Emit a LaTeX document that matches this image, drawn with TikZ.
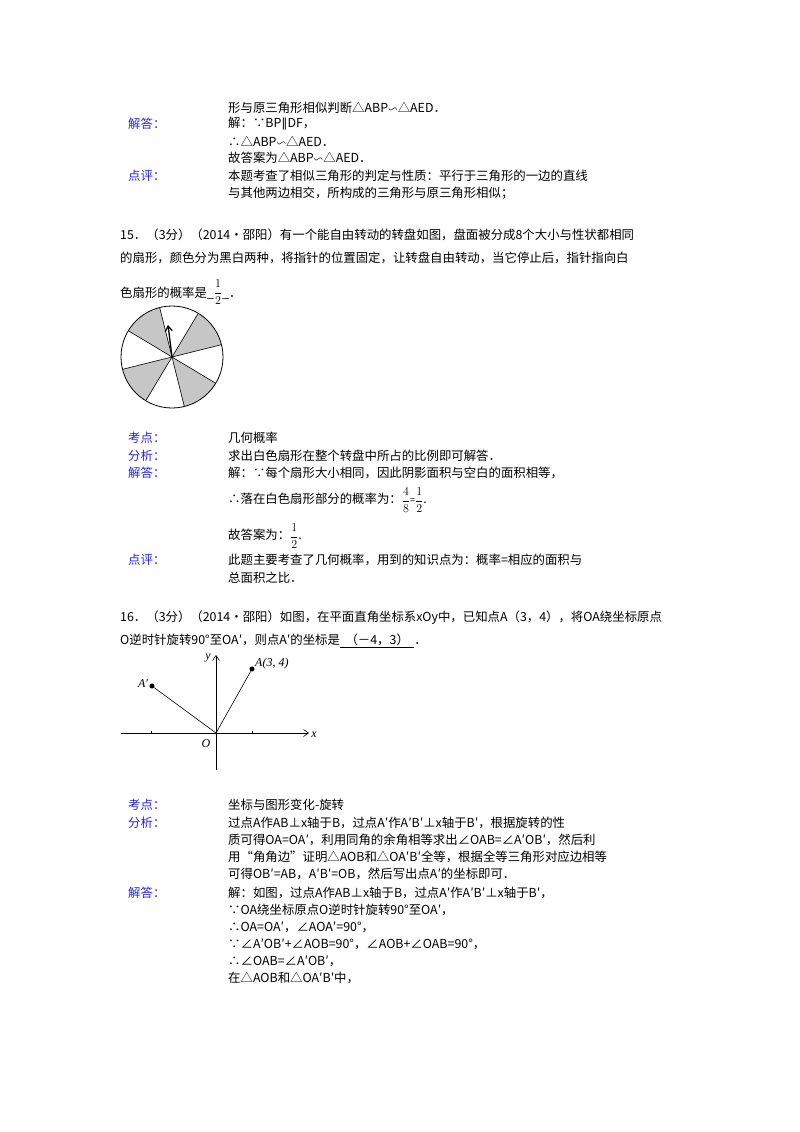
\documentclass[tikz,border=0pt]{standalone}
\usepackage{amssymb}
\usepackage{fontspec}
\usetikzlibrary{arrows.meta}
\setmainfont{Noto Sans CJK SC}
\newfontfamily\djv{DejaVu Sans}
\newfontfamily\tms{Liberation Serif}
\newcommand{\simi}{$\backsim$}
\newcommand{\para}{{\djv ∥}}
\newcommand{\dfr}[2]{$\displaystyle\frac{#1}{#2}$}
\begin{document}
\begin{tikzpicture}[x=1pt,y=-1pt,
  t/.style={anchor=west,inner sep=0pt,font=\fontsize{12.4}{14}\selectfont},
  lab/.style={t,text={rgb,255:red,40;green,40;blue,230}},
  it/.style={inner sep=0pt,font=\tms\itshape\fontsize{12}{12}\selectfont},
  ax/.style={draw,line width=0.6pt,-{Straight Barb[length=5pt,width=7pt]}}]
\useasboundingbox[fill=white] (0,0) rectangle (800,1132);
% top part
\node[t] (l1) at (228,108) {形与原三角形相似判断△ABP\simi△AED．};
\node[lab] (k1) at (128,124) {解答：};
\node[t] (l2) at (228,124) {解：∵BP\para DF，};
\node[t] (l3) at (228,141) {∴△ABP\simi△AED．};
\node[t] (l4) at (228,158) {故答案为△ABP\simi△AED．};
\node[lab] (k2) at (128,176) {点评：};
\node[t] (l5) at (228,176) {本题考查了相似三角形的判定与性质：平行于三角形的一边的直线};
\node[t] (l6) at (228,193) {与其他两边相交，所构成的三角形与原三角形相似；};
% question 15
\node[t] (q1) at (120,235) {15．（3分）（2014•邵阳）有一个能自由转动的转盘如图，盘面被分成8个大小与性状都相同};
\node[t] (q2) at (120,258) {的扇形，颜色分为黑白两种，将指针的位置固定，让转盘自由转动，当它停止后，指针指向白};
\node[t,anchor=base west] (q3) at (120,297) {色扇形的概率是\_\raisebox{1pt}{\fontsize{13}{14}\selectfont\dfr{1}{2}}\_．};
% wheel
\coordinate (c) at (172,357);
\foreach \a in {121,31,-59,-149}{
  \fill[gray!45] (c) -- ++(\a:51) arc[start angle=\a,delta angle=45,radius=51] -- cycle;}
\foreach \a in {166,121,76,31,-14,-59,-104,-149}{
  \draw[line width=0.6pt] (c) -- ++(\a:51);}
\draw[line width=0.8pt] (c) circle[radius=51];
\coordinate (tip) at (168,325);
\draw[line width=1.3pt,-{Straight Barb[length=5pt,width=7pt]}] (c) -- (tip);
% answer 15
\node[lab] (k3) at (128,438) {考点：};
\node[t] at (228,438) {几何概率};
\node[lab] (k4) at (128,456) {分析：};
\node[t] at (228,456) {求出白色扇形在整个转盘中所占的比例即可解答．};
\node[lab] (k5) at (128,473) {解答：};
\node[t] at (228,473) {解：∵每个扇形大小相同，因此阴影面积与空白的面积相等，};
\node[t] at (228,500) {∴落在白色扇形部分的概率为：\dfr{4}{8}{\small =}\dfr{1}{2}.};
\node[t] at (228,536) {故答案为：\dfr{1}{2}.};
\node[lab] (k6) at (128,560) {点评：};
\node[t] at (228,560) {此题主要考查了几何概率，用到的知识点为：概率=相应的面积与};
\node[t] at (228,578) {总面积之比．};
% question 16
\node[t] (p1) at (120,618) {16．（3分）（2014•邵阳）如图，在平面直角坐标系xOy中，已知点A（3，4），将OA绕坐标原点};
\node[t] (p2) at (120,641) {O逆时针旋转90°至OA′，则点A′的坐标是\underline{\ \ （－4，3）\ \ }．};
% figure
\coordinate (O) at (216,733);
\coordinate (xl) at (121,733);
\coordinate (xr) at (309,733);
\coordinate (yb) at (216,770);
\coordinate (yt) at (216,655);
\draw[ax] (xl) -- (xr);
\draw[ax] (yb) -- (yt);
\draw[line width=0.5pt] (151,731) -- (151,733) (252,731) -- (252,733);
\node[circle,fill,inner sep=1.8pt] (A) at (252,669) {};
\node[circle,fill,inner sep=1.8pt] (Ap) at (152,686) {};
\draw[line width=0.6pt] (O) -- (A);
\draw[line width=0.6pt] (O) -- (Ap);
\node[it,anchor=west] at (255,664) {A(3, 4)};
\node[it] at (143,684) {A′};
\node[it] at (206,744) {O};
\node[it] at (314,735) {x};
\node[it] at (208,658) {y};
% answer 16
\node[lab] at (128,805) {考点：};
\node[t] at (228,805) {坐标与图形变化-旋转};
\node[lab] at (128,823) {分析：};
\node[t] at (228,823) {过点A作AB⊥x轴于B，过点A′作A′B′⊥x轴于B′，根据旋转的性};
\node[t] at (228,840) {质可得OA=OA′，利用同角的余角相等求出∠OAB=∠A′OB′，然后利};
\node[t] at (228,857) {用“角角边”证明△AOB和△OA′B′全等，根据全等三角形对应边相等};
\node[t] at (228,874) {可得OB′=AB，A′B′=OB，然后写出点A′的坐标即可．};
\node[lab] at (128,893) {解答：};
\node[t] at (228,893) {解：如图，过点A作AB⊥x轴于B，过点A′作A′B′⊥x轴于B′，};
\node[t] at (228,910) {∵OA绕坐标原点O逆时针旋转90°至OA′，};
\node[t] at (228,927) {∴OA=OA′，∠AOA′=90°，};
\node[t] at (228,944) {∵∠A′OB′+∠AOB=90°，∠AOB+∠OAB=90°，};
\node[t] at (228,961) {∴∠OAB=∠A′OB′，};
\node[t] at (228,978) {在△AOB和△OA′B′中，};
\end{tikzpicture}
\end{document}
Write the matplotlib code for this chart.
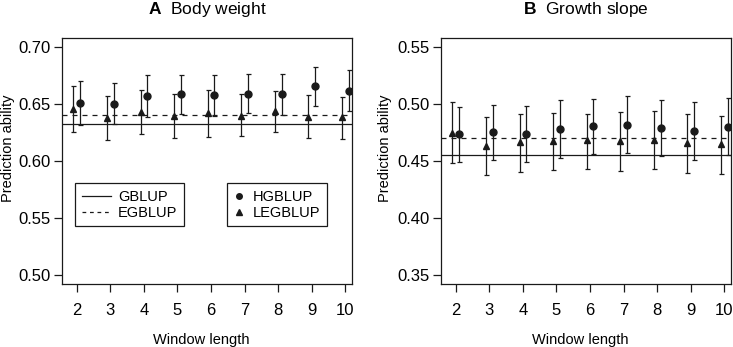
import numpy as np
import matplotlib
matplotlib.use("Agg")
import matplotlib.pyplot as plt
from matplotlib.lines import Line2D

plt.rcParams['font.family'] = ['Liberation Sans', 'DejaVu Sans']
plt.rcParams['mathtext.fontset'] = 'custom'
plt.rcParams['mathtext.bf'] = 'Liberation Sans:bold'

# data
window = np.array([2, 3, 4, 5, 6, 7, 8, 9, 10])

# A: body weight
bw_gblup = 0.6324
bw_egblup = 0.6404
bw_heg = [0.6505, 0.6501, 0.6569, 0.6586, 0.6575, 0.6589, 0.6583, 0.6656, 0.6615]
bw_heg_lo = [0.6312, 0.6321, 0.6385, 0.6411, 0.6394, 0.6417, 0.6402, 0.6481, 0.6437]
bw_heg_hi = [0.6697, 0.6680, 0.6755, 0.6752, 0.6755, 0.6761, 0.6764, 0.6825, 0.6796]
bw_leg = [0.6455, 0.6380, 0.6426, 0.6394, 0.6417, 0.6397, 0.6437, 0.6388, 0.6385]
bw_leg_lo = [0.6254, 0.6186, 0.6233, 0.6201, 0.6210, 0.6216, 0.6256, 0.6198, 0.6195]
bw_leg_hi = [0.6653, 0.6569, 0.6618, 0.6583, 0.6621, 0.6583, 0.6615, 0.6575, 0.6557]

# B: growth slope
gs_gblup = 0.4555
gs_egblup = 0.4698
gs_heg = [0.4736, 0.4754, 0.4736, 0.4783, 0.4803, 0.4818, 0.4791, 0.4765, 0.4800]
gs_heg_lo = [0.4491, 0.4506, 0.4488, 0.4529, 0.4558, 0.4567, 0.4546, 0.4509, 0.4555]
gs_heg_hi = [0.4975, 0.4993, 0.4981, 0.5036, 0.5045, 0.5069, 0.5036, 0.5019, 0.5051]
gs_leg = [0.4748, 0.4634, 0.4663, 0.4678, 0.4681, 0.4678, 0.4684, 0.4660, 0.4646]
gs_leg_lo = [0.4485, 0.4380, 0.4406, 0.4424, 0.4433, 0.4415, 0.4427, 0.4395, 0.4389]
gs_leg_hi = [0.5013, 0.4888, 0.4911, 0.4917, 0.4911, 0.4929, 0.4935, 0.4914, 0.4896]

ink = '#1a1a1a'
fig = plt.figure(figsize=(7.33, 3.47), dpi=100)
axA = fig.add_axes([62 / 733, 0.1816, 290 / 733, 0.709])
axB = fig.add_axes([441 / 733, 0.1816, 290 / 733, 0.709])


def panel(ax, g, eg, heg, heg_lo, heg_hi, leg, leg_lo, leg_hi, yticks, ylim):
    ax.axhline(g, color=ink, lw=0.9)
    ax.axhline(eg, color=ink, lw=0.9, ls=(0, (4, 4)))
    heg = np.array(heg)
    leg = np.array(leg)
    ax.errorbar(window + 0.1, heg, yerr=[heg - np.array(heg_lo), np.array(heg_hi) - heg],
                fmt='o', color=ink, ms=5, elinewidth=0.9, capsize=1.8, capthick=0.9)
    ax.errorbar(window - 0.1, leg, yerr=[leg - np.array(leg_lo), np.array(leg_hi) - leg],
                fmt='^', color=ink, ms=5, elinewidth=0.9, capsize=1.8, capthick=0.9)
    ax.set_xlim(1.56, 10.2)
    ax.set_ylim(*ylim)
    ax.set_xticks(window)
    ax.set_yticks(yticks)
    ax.set_yticklabels(['%.2f' % v for v in yticks])
    ax.tick_params(axis='both', labelsize=12, color=ink, width=0.9, length=6)
    ax.tick_params(axis='x', pad=8)
    ax.tick_params(axis='y', pad=2)
    for s in ax.spines.values():
        s.set_color(ink)
        s.set_linewidth(0.9)
    ax.set_xlabel('Window length', fontsize=10.5)
    ax.xaxis.set_label_coords(0.48, -0.2)
    ax.set_ylabel('Prediction ability', fontsize=10.5)


panel(axA, bw_gblup, bw_egblup, bw_heg, bw_heg_lo, bw_heg_hi, bw_leg, bw_leg_lo, bw_leg_hi,
      [0.50, 0.55, 0.60, 0.65, 0.70], (0.4924, 0.7076))
panel(axB, gs_gblup, gs_egblup, gs_heg, gs_heg_lo, gs_heg_hi, gs_leg, gs_leg_lo, gs_leg_hi,
      [0.35, 0.40, 0.45, 0.50, 0.55], (0.3424, 0.5576))
axA.yaxis.set_label_coords(-0.163, 0.55)
axB.yaxis.set_label_coords(-0.17, 0.55)

axA.set_title(r'$\mathbf{A}$  Body weight', fontsize=12.5, pad=17)
axB.set_title(r'$\mathbf{B}$  Growth slope', fontsize=12.5, pad=17)

h_lines = [Line2D([], [], color=ink, lw=0.9),
           Line2D([], [], color=ink, lw=0.9, ls=(0, (3, 3)))]
h_pts = [Line2D([], [], color=ink, marker='o', ls='none', ms=4),
         Line2D([], [], color=ink, marker='^', ls='none', ms=4)]
common = dict(loc='upper left', fontsize=10.5, fancybox=False, edgecolor=ink,
              framealpha=1, borderpad=0.45, labelspacing=0.15, handletextpad=0.5,
              borderaxespad=0)
leg1 = axA.legend(h_lines, ['GBLUP', 'EGBLUP'], bbox_to_anchor=(0.045, 0.41),
                  handlelength=2.0, **common)
leg1.get_frame().set_linewidth(0.9)
axA.add_artist(leg1)
leg2 = axA.legend(h_pts, ['HGBLUP', 'LEGBLUP'], bbox_to_anchor=(0.569, 0.41),
                  handlelength=0.8, **common)
leg2.get_frame().set_linewidth(0.9)

fig.savefig('out.png', dpi=100)
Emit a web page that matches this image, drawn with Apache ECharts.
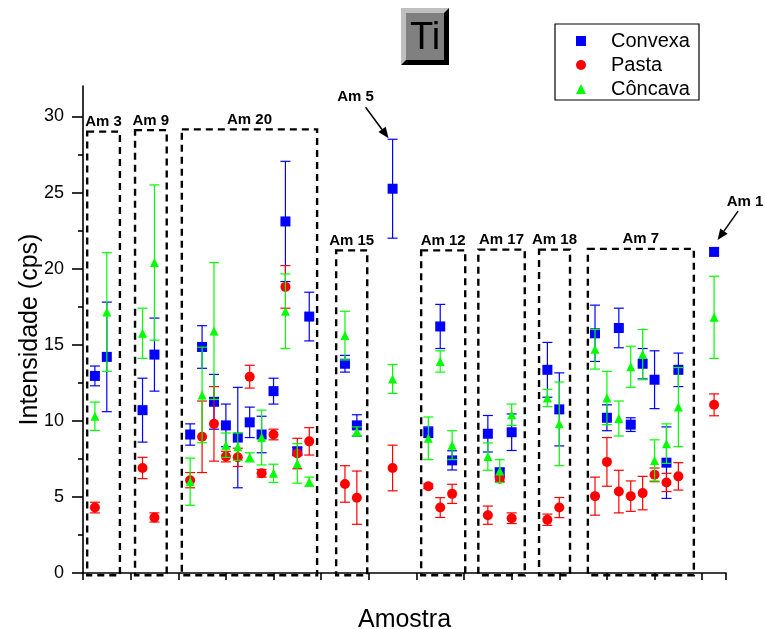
<!DOCTYPE html>
<html>
<head>
<meta charset="utf-8">
<script src="https://cdn.jsdelivr.net/npm/echarts@6/dist/echarts.min.js"></script>
<style>
  html, body { margin: 0; padding: 0; background: #fff; }
  #chart { width: 765px; height: 629px; }
</style>
</head>
<body>
<div id="chart"></div>
<script>
// Sample positions along the x axis (one slot per measured sample)
const sampleX = [0, 1, 4, 5, 8, 9, 10, 11, 12, 13, 14, 15, 16, 17, 18, 21, 22, 25,
  28, 29, 30, 33, 34, 35, 38, 39, 42, 43, 44, 45, 46, 47, 48, 49, 52];

// Convexa: mean intensity and standard deviation
const convexaY = [12.95, 14.2, 10.7, 14.35, 9.1, 14.85, 11.25, 9.7, 8.9, 9.9, 9.1, 11.95, 23.1, 8.0, 16.85,
  13.75, 9.7, 25.25, 9.25, 16.2, 7.4, 9.15, 6.6, 9.25, 13.35, 10.75,
  15.75, 10.2, 16.1, 9.75, 13.75, 12.7, 7.25, 13.35, 21.1];
const convexaErr = [0.65, 3.6, 2.1, 2.4, 0.7, 1.4, 1.8, 1.4, 3.3, 1.0, 1.2, 0.85, 3.95, 0.25, 1.6,
  0.55, 0.7, 3.25, 0.35, 1.45, 0.63, 1.2, 0.3, 1.2, 1.8, 2.4,
  1.85, 0.85, 1.3, 0.45, 1.0, 1.9, 2.35, 1.1, 0.25];

// Pasta (no value at position 1)
const pastaX = [0, 4, 5, 8, 9, 10, 11, 12, 13, 14, 15, 16, 17, 18, 21, 22, 25,
  28, 29, 30, 33, 34, 35, 38, 39, 42, 43, 44, 45, 46, 47, 48, 49, 52];
const pastaY = [4.3, 6.9, 3.65, 6.1, 8.95, 9.8, 7.65, 7.6, 12.9, 6.55, 9.1, 18.8, 7.85, 8.65,
  5.85, 4.95, 6.9, 5.7, 4.3, 5.2, 3.8, 6.2, 3.6, 3.5, 4.3,
  5.05, 7.3, 5.35, 5.05, 5.25, 6.45, 5.95, 6.35, 11.05];
const pastaErr = [0.35, 0.7, 0.3, 0.5, 2.35, 2.45, 0.35, 0.6, 0.75, 0.25, 0.35, 1.4, 1.0, 0.9,
  1.2, 1.75, 1.5, 0.15, 0.65, 0.63, 0.6, 0.2, 0.35, 0.37, 0.66,
  1.25, 1.6, 1.4, 1.0, 1.1, 0.45, 0.6, 0.9, 0.72];

// Côncava
const concavaY = [10.3, 17.15, 15.75, 20.4, 6.0, 11.7, 15.9, 8.4, 8.3, 7.6, 8.9, 6.55, 17.2, 7.2, 6.0,
  15.6, 9.3, 12.75, 8.85, 13.9, 8.4, 7.65, 6.7, 10.4, 11.5, 9.8,
  14.7, 11.5, 10.15, 13.55, 14.35, 7.4, 8.5, 10.9, 16.8];
const concavaErr = [0.93, 3.9, 1.65, 5.1, 1.55, 3.14, 4.5, 0.8, 0.9, 0.3, 1.8, 0.6, 2.45, 1.3, 0.3,
  1.6, 0.3, 0.95, 1.4, 0.7, 0.95, 0.9, 0.75, 0.7, 0.57, 2.75,
  1.3, 1.75, 1.15, 1.35, 1.65, 1.35, 1.3, 2.6, 2.7];

// Sample groups outlined with dashed frames (x extent and top, in axis units)
const groupNames = ['Am 3', 'Am 9', 'Am 20', 'Am 15', 'Am 12', 'Am 17', 'Am 18', 'Am 7'];
const groupStart = [-0.65, 3.37, 7.3, 20.26, 27.4, 32.2, 37.3, 41.4];
const groupEnd = [2.1, 6.03, 18.66, 22.87, 31.1, 36.1, 39.9, 50.3];
const groupTop = [29.0, 29.1, 29.15, 21.2, 21.2, 21.25, 21.25, 21.3];
const groupFloor = -0.15;

// Single samples marked with an arrow
const calloutNames = ['Am 5', 'Am 1'];
const calloutX = [25, 52];

// Axis ticks
const yTickValues = [0, 5, 10, 15, 20, 25, 30];
const yMinorTickValues = [2.5, 7.5, 12.5, 17.5, 22.5, 27.5];
const xTickValues = [-1, 3, 7, 11, 15, 19, 23, 27, 31, 35, 39, 43, 47, 51, 53];

const FONT = '"Liberation Sans", Arial, sans-serif';
const BLUE = '#0000ff', RED = '#ff0000', GREEN = '#00ff00';

function rows(xs, ys, es) {
  return xs.map((x, i) => [x, ys[i], es[i]]);
}

function errorBars(color) {
  return function (params, api) {
    const x = api.value(0), y = api.value(1), e = api.value(2);
    const hi = api.coord([x, y + e]);
    const lo = api.coord([x, y - e]);
    const w = 5;
    const style = { stroke: color, lineWidth: 1.2 };
    return {
      type: 'group',
      children: [
        { type: 'line', shape: { x1: hi[0], y1: hi[1], x2: lo[0], y2: lo[1] }, style },
        { type: 'line', shape: { x1: hi[0] - w, y1: hi[1], x2: hi[0] + w, y2: hi[1] }, style },
        { type: 'line', shape: { x1: lo[0] - w, y1: lo[1], x2: lo[0] + w, y2: lo[1] }, style }
      ]
    };
  };
}

const convexaData = rows(sampleX, convexaY, convexaErr);
const pastaData = rows(pastaX, pastaY, pastaErr);
const concavaData = rows(sampleX, concavaY, concavaErr);
const groupData = groupNames.map((n, i) => [groupStart[i], groupEnd[i], groupTop[i]]);

const chart = echarts.init(document.getElementById('chart'), null, { renderer: 'canvas' });

const axisLineStyle = { color: '#000', width: 1.6 };

chart.setOption({
  animation: false,
  backgroundColor: '#fff',
  grid: { left: 83, right: 39, top: 86, bottom: 56, outerBoundsMode: 'none', containLabel: false },
  xAxis: {
    type: 'value', min: -1, max: 53,
    axisLine: { show: true, onZero: false, lineStyle: axisLineStyle },
    axisTick: { show: true, length: 7, customValues: xTickValues, lineStyle: axisLineStyle },
    axisLabel: { show: false },
    splitLine: { show: false },
    name: 'Amostra', nameLocation: 'middle', nameGap: 35, nameMoveOverlap: false,
    nameTextStyle: { fontFamily: FONT, fontSize: 25, color: '#000' }
  },
  yAxis: [{
    type: 'value', min: 0, max: 32,
    axisLine: { show: true, onZero: false, lineStyle: axisLineStyle },
    axisTick: { show: true, length: 11, customValues: yTickValues, lineStyle: axisLineStyle },
    axisLabel: { show: true, customValues: yTickValues, margin: 19, fontFamily: FONT, fontSize: 18, color: '#000' },
    splitLine: { show: false },
    name: 'Intensidade (cps)', nameLocation: 'middle', nameGap: 40, nameMoveOverlap: false,
    nameTextStyle: { fontFamily: FONT, fontSize: 25, color: '#000' }
  }, {
    type: 'value', min: 0, max: 32, position: 'left',
    axisLine: { show: false, onZero: false },
    axisTick: { show: true, length: 5, customValues: yMinorTickValues, lineStyle: axisLineStyle },
    axisLabel: { show: false },
    splitLine: { show: false }
  }],
  legend: {
    data: ['Convexa', 'Pasta', 'Côncava'],
    orient: 'vertical', left: 576, top: 29, padding: 0,
    itemWidth: 10, itemHeight: 10, itemGap: 0,
    selectedMode: false,
    textStyle: { fontFamily: FONT, fontSize: 20, lineHeight: 24, color: '#000', padding: [0, 0, 0, 20] }
  },
  series: [
    {
      name: 'groups', type: 'custom', silent: true, z: 1,
      encode: { x: [0, 1], y: 2 },
      data: groupData,
      renderItem: function (params, api) {
        const i = params.dataIndex;
        const p0 = api.coord([api.value(0), api.value(2)]);
        const p1 = api.coord([api.value(1), groupFloor]);
        return {
          type: 'group',
          children: [
            { type: 'rect', shape: { x: p0[0], y: p0[1], width: p1[0] - p0[0], height: p1[1] - p0[1] },
              style: { fill: 'none', stroke: '#000', lineWidth: 2.4, lineDash: [7, 5] } },
            { type: 'text', x: (p0[0] + p1[0]) / 2, y: p0[1] - 2,
              style: { text: groupNames[i], fill: '#000', font: 'bold 15px ' + FONT, align: 'center', verticalAlign: 'bottom' } }
          ]
        };
      }
    },
    { name: 'Convexa err', type: 'custom', silent: true, z: 2, encode: { x: 0, y: 1 }, data: convexaData, renderItem: errorBars(BLUE) },
    { name: 'Convexa', type: 'scatter', z: 3, symbol: 'rect', symbolSize: 10, itemStyle: { color: BLUE, opacity: 1 }, data: convexaData },
    { name: 'Pasta err', type: 'custom', silent: true, z: 4, encode: { x: 0, y: 1 }, data: pastaData, renderItem: errorBars(RED) },
    { name: 'Pasta', type: 'scatter', z: 5, symbol: 'circle', symbolSize: 10, itemStyle: { color: RED, opacity: 1 }, data: pastaData },
    { name: 'Côncava err', type: 'custom', silent: true, z: 6, encode: { x: 0, y: 1 }, data: concavaData, renderItem: errorBars(GREEN) },
    { name: 'Côncava', type: 'scatter', z: 7, symbol: 'triangle', symbolSize: 9, itemStyle: { color: GREEN, opacity: 1 }, data: concavaData }
  ]
});

// Arrow from a start point to a tip, with a filled head
function arrow(from, to) {
  const dx = to[0] - from[0], dy = to[1] - from[1];
  const len = Math.hypot(dx, dy);
  const ux = dx / len, uy = dy / len;
  const headLen = 11, headHalf = 4.5;
  const bx = to[0] - ux * headLen, by = to[1] - uy * headLen;
  return [
    { type: 'line', shape: { x1: from[0], y1: from[1], x2: bx, y2: by }, style: { stroke: '#000', lineWidth: 1.5 } },
    { type: 'polygon', shape: { points: [to, [bx - uy * headHalf, by + ux * headHalf], [bx + uy * headHalf, by - ux * headHalf]] },
      style: { fill: '#000' } }
  ];
}

// Tip of each callout arrow sits just above the sample's highest error cap
function topOfSample(x) {
  const i = sampleX.indexOf(x);
  return chart.convertToPixel({ gridIndex: 0 }, [x, convexaY[i] + convexaErr[i]]);
}

const graphics = [];

// Element title badge
graphics.push({
  type: 'group', left: 401, top: 8, silent: true,
  children: [
    { type: 'rect', shape: { x: 0, y: 0, width: 48, height: 57 }, style: { fill: '#c0c0c0' } },
    { type: 'polygon', shape: { points: [[48, 0], [48, 57], [0, 57], [5, 52], [43, 52], [43, 5]] }, style: { fill: '#000' } },
    { type: 'rect', shape: { x: 5, y: 5, width: 38, height: 47 }, style: { fill: '#808080' } },
    { type: 'text', x: 24, y: 31, style: { text: 'Ti', fill: '#000', font: '38px ' + FONT, align: 'center', verticalAlign: 'middle' } }
  ]
});

// Legend frame
graphics.push({
  type: 'rect', silent: true, shape: { x: 555, y: 24, width: 144, height: 76 },
  style: { fill: 'none', stroke: '#000', lineWidth: 1.2 }
});

// Callouts
const calloutOffsets = [
  { tip: [-4, -1], start: [-27, -32], label: [-37, -42] },
  { tip: [3.5, -8], start: [24, -37], label: [31, -46] }
];
calloutNames.forEach((name, k) => {
  const p = topOfSample(calloutX[k]);
  const o = calloutOffsets[k];
  const tip = [p[0] + o.tip[0], p[1] + o.tip[1]];
  const start = [p[0] + o.start[0], p[1] + o.start[1]];
  arrow(start, tip).forEach(el => graphics.push(Object.assign({ silent: true }, el)));
  graphics.push({
    type: 'text', silent: true, x: p[0] + o.label[0], y: p[1] + o.label[1],
    style: { text: name, fill: '#000', font: 'bold 15px ' + FONT, align: 'center', verticalAlign: 'middle' }
  });
});

chart.setOption({ graphic: graphics });
</script>
</body>
</html>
══════════
◆ REQUIREMENT ◆
Except for the pictures, write out exactly the lines from the line that contains "Write the matplotlib code for this chart." through the line that contains "0.6615, 0.6575, 0.6557]", including both.

◆ THE ANSWER ◆
Write the matplotlib code for this chart.
import numpy as np
import matplotlib
matplotlib.use("Agg")
import matplotlib.pyplot as plt
from matplotlib.lines import Line2D

plt.rcParams['font.family'] = ['Liberation Sans', 'DejaVu Sans']
plt.rcParams['mathtext.fontset'] = 'custom'
plt.rcParams['mathtext.bf'] = 'Liberation Sans:bold'

# data
window = np.array([2, 3, 4, 5, 6, 7, 8, 9, 10])

# A: body weight
bw_gblup = 0.6324
bw_egblup = 0.6404
bw_heg = [0.6505, 0.6501, 0.6569, 0.6586, 0.6575, 0.6589, 0.6583, 0.6656, 0.6615]
bw_heg_lo = [0.6312, 0.6321, 0.6385, 0.6411, 0.6394, 0.6417, 0.6402, 0.6481, 0.6437]
bw_heg_hi = [0.6697, 0.6680, 0.6755, 0.6752, 0.6755, 0.6761, 0.6764, 0.6825, 0.6796]
bw_leg = [0.6455, 0.6380, 0.6426, 0.6394, 0.6417, 0.6397, 0.6437, 0.6388, 0.6385]
bw_leg_lo = [0.6254, 0.6186, 0.6233, 0.6201, 0.6210, 0.6216, 0.6256, 0.6198, 0.6195]
bw_leg_hi = [0.6653, 0.6569, 0.6618, 0.6583, 0.6621, 0.6583, 0.6615, 0.6575, 0.6557]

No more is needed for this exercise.